Aim of the exercise:
Take the lines of the data below from the very first through the line containing "const plotLeft = 191.7, plotRight" and output them exactly, pictures excluded.

-- start Stored data --

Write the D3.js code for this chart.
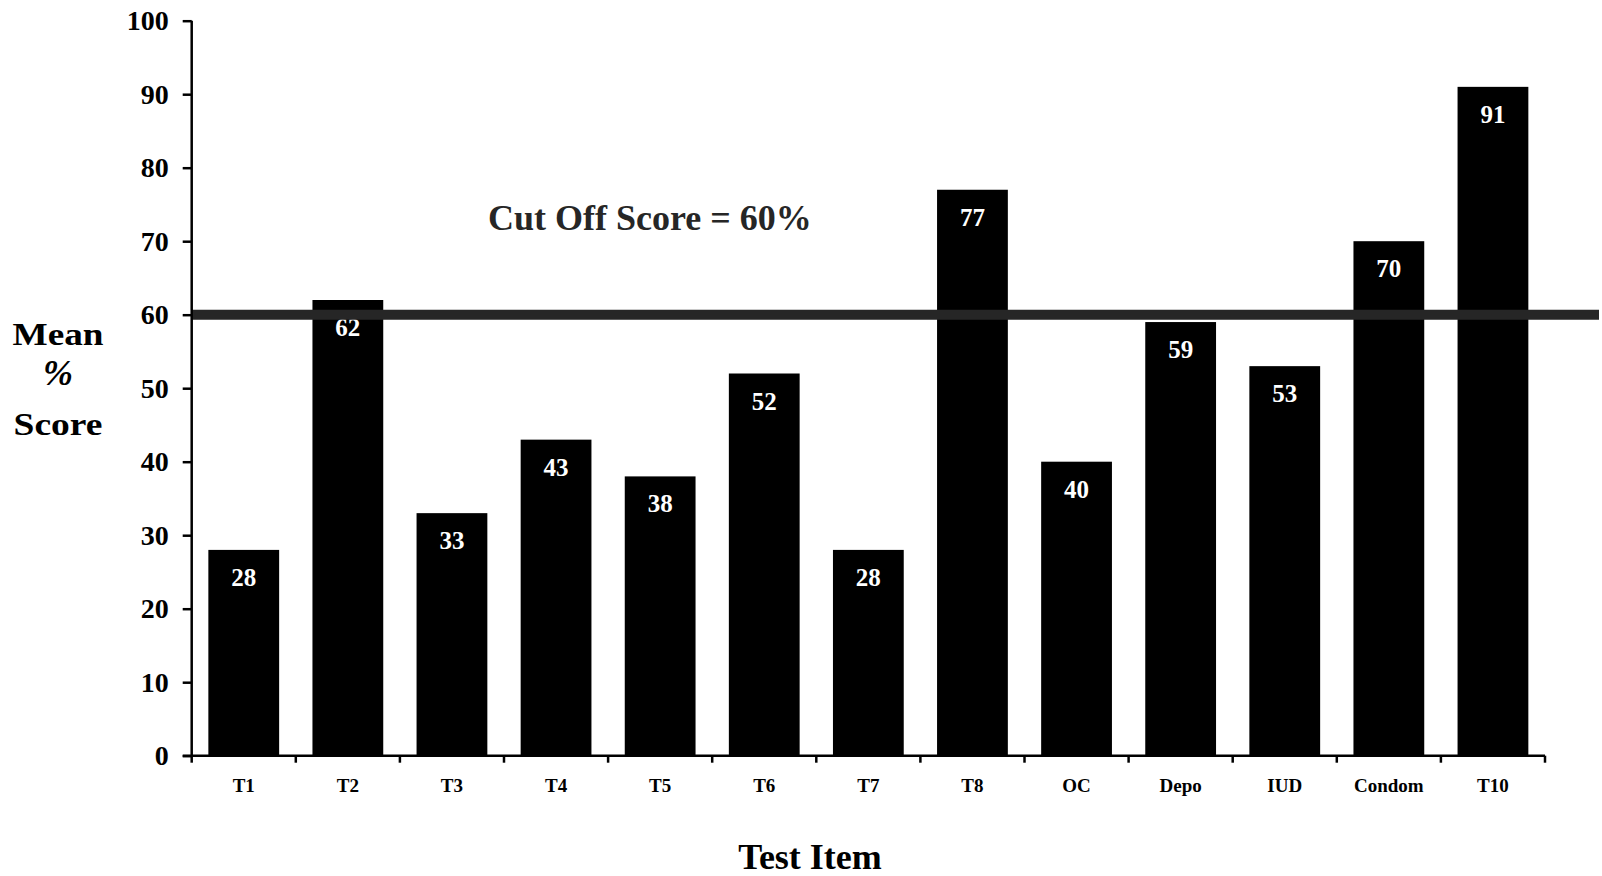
<!DOCTYPE html>
<html>
<head>
<meta charset="utf-8">
<script src="https://cdn.jsdelivr.net/npm/d3@7/dist/d3.min.js"></script>
<style>
  html, body { margin: 0; padding: 0; background: #fff; }
  svg { display: block; }
  text { font-family: "Liberation Serif", "Times New Roman", serif; font-weight: bold; }
</style>
</head>
<body>
<svg id="chart" width="1602" height="876"></svg>
<script>
// Test items and their mean % scores
const categories = ["T1", "T2", "T3", "T4", "T5", "T6", "T7", "T8", "OC", "Depo", "IUD", "Condom", "T10"];
const scores = [28, 62, 33, 43, 38, 52, 28, 77, 40, 59, 53, 70, 91];
const yTicks = [0, 10, 20, 30, 40, 50, 60, 70, 80, 90, 100];
const cutOff = 60;
const cutOffLabel = "Cut Off Score = 60%";
const yTitleLines = ["Mean", "%", "Score"];
const xTitle = "Test Item";

const svg = d3.select("#chart");
const plotLeft = 191.7, plotRight = 1545, plotTop = 20.7, plotBottom = 755.7;

const x = d3.scaleBand()
  .domain(categories)
  .range([plotLeft, plotRight])
  .paddingInner(0.32)
  .paddingOuter(0.16);

const y = d3.scaleLinear().domain([0, 100]).range([plotBottom, plotTop]);

const data = categories.map((c, i) => ({ cat: c, val: scores[i] }));

// Bars
svg.append("g").selectAll("rect")
  .data(data)
  .join("rect")
  .attr("x", d => x(d.cat))
  .attr("y", d => y(d.val))
  .attr("width", x.bandwidth())
  .attr("height", d => y(0) - y(d.val))
  .attr("fill", "#000");

// Value labels inside the bar tops
svg.append("g").selectAll("text")
  .data(data)
  .join("text")
  .attr("x", d => x(d.cat) + x.bandwidth() / 2)
  .attr("y", d => y(d.val) + 36)
  .attr("text-anchor", "middle")
  .attr("fill", "#fff")
  .attr("font-size", 25)
  .text(d => d.val);

// Cut-off line
svg.append("line")
  .attr("x1", plotLeft)
  .attr("x2", 1599)
  .attr("y1", y(cutOff))
  .attr("y2", y(cutOff))
  .attr("stroke", "#262626")
  .attr("stroke-width", 10);

svg.append("text")
  .attr("x", 488)
  .attr("y", 230)
  .attr("fill", "#262626")
  .attr("font-size", 36)
  .text(cutOffLabel);

// Y axis
const yAxis = d3.axisLeft(y)
  .tickValues(yTicks)
  .tickSize(9)
  .tickPadding(14)
  .tickFormat(d3.format("d"));

const gy = svg.append("g")
  .attr("transform", `translate(${plotLeft},0)`)
  .call(yAxis);
gy.select(".domain").attr("stroke", "#000").attr("stroke-width", 2.5).attr("d", `M0,${plotTop}V${plotBottom}`);
gy.selectAll(".tick line").attr("stroke", "#000").attr("stroke-width", 2.5);
gy.selectAll(".tick text")
  .attr("fill", "#000")
  .attr("font-size", 28)
  .attr("font-family", "Liberation Serif, Times New Roman, serif")
  .attr("font-weight", "bold");

// X axis: baseline with ticks at the category boundaries
const gx = svg.append("g");
gx.append("line")
  .attr("x1", plotLeft - 9)
  .attr("x2", plotRight)
  .attr("y1", y(0))
  .attr("y2", y(0))
  .attr("stroke", "#000")
  .attr("stroke-width", 2.5);

const boundaries = d3.range(categories.length + 1);
gx.selectAll("line.bt")
  .data(boundaries)
  .join("line")
  .attr("class", "bt")
  .attr("x1", i => plotLeft + i * x.step())
  .attr("x2", i => plotLeft + i * x.step())
  .attr("y1", y(0))
  .attr("y2", y(0) + 7)
  .attr("stroke", "#000")
  .attr("stroke-width", 2.5);

gx.selectAll("text")
  .data(categories)
  .join("text")
  .attr("x", d => x(d) + x.bandwidth() / 2)
  .attr("y", 792)
  .attr("text-anchor", "middle")
  .attr("fill", "#000")
  .attr("font-size", 19)
  .text(d => d);

// Axis titles (three stacked lines, the words drawn slightly wide)
const yTitleBaselines = [345, 385, 435];
const yTitleSizes = [31, 36, 31];
const yTitleWidths = [91, null, 89];
svg.append("g").selectAll("text")
  .data(yTitleLines)
  .join("text")
  .attr("x", 58)
  .attr("y", (d, i) => yTitleBaselines[i])
  .attr("text-anchor", "middle")
  .attr("fill", "#000")
  .attr("font-size", (d, i) => yTitleSizes[i])
  .attr("font-style", (d, i) => yTitleWidths[i] ? null : "italic")
  .attr("font-weight", (d, i) => yTitleWidths[i] ? "bold" : "normal")
  .attr("textLength", (d, i) => yTitleWidths[i])
  .attr("lengthAdjust", "spacingAndGlyphs")
  .text(d => d);

svg.append("text")
  .attr("x", 810)
  .attr("y", 869)
  .attr("text-anchor", "middle")
  .attr("fill", "#000")
  .attr("font-size", 36)
  .text(xTitle);
</script>
</body>
</html>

-- end Stored data --

Task answer:
Write the D3.js code for this chart.
<!DOCTYPE html>
<html>
<head>
<meta charset="utf-8">
<script src="https://cdn.jsdelivr.net/npm/d3@7/dist/d3.min.js"></script>
<style>
  html, body { margin: 0; padding: 0; background: #fff; }
  svg { display: block; }
  text { font-family: "Liberation Serif", "Times New Roman", serif; font-weight: bold; }
</style>
</head>
<body>
<svg id="chart" width="1602" height="876"></svg>
<script>
// Test items and their mean % scores
const categories = ["T1", "T2", "T3", "T4", "T5", "T6", "T7", "T8", "OC", "Depo", "IUD", "Condom", "T10"];
const scores = [28, 62, 33, 43, 38, 52, 28, 77, 40, 59, 53, 70, 91];
const yTicks = [0, 10, 20, 30, 40, 50, 60, 70, 80, 90, 100];
const cutOff = 60;
const cutOffLabel = "Cut Off Score = 60%";
const yTitleLines = ["Mean", "%", "Score"];
const xTitle = "Test Item";

const svg = d3.select("#chart");
const plotLeft = 191.7, plotRight = 1545, plotTop = 20.7, plotBottom = 755.7;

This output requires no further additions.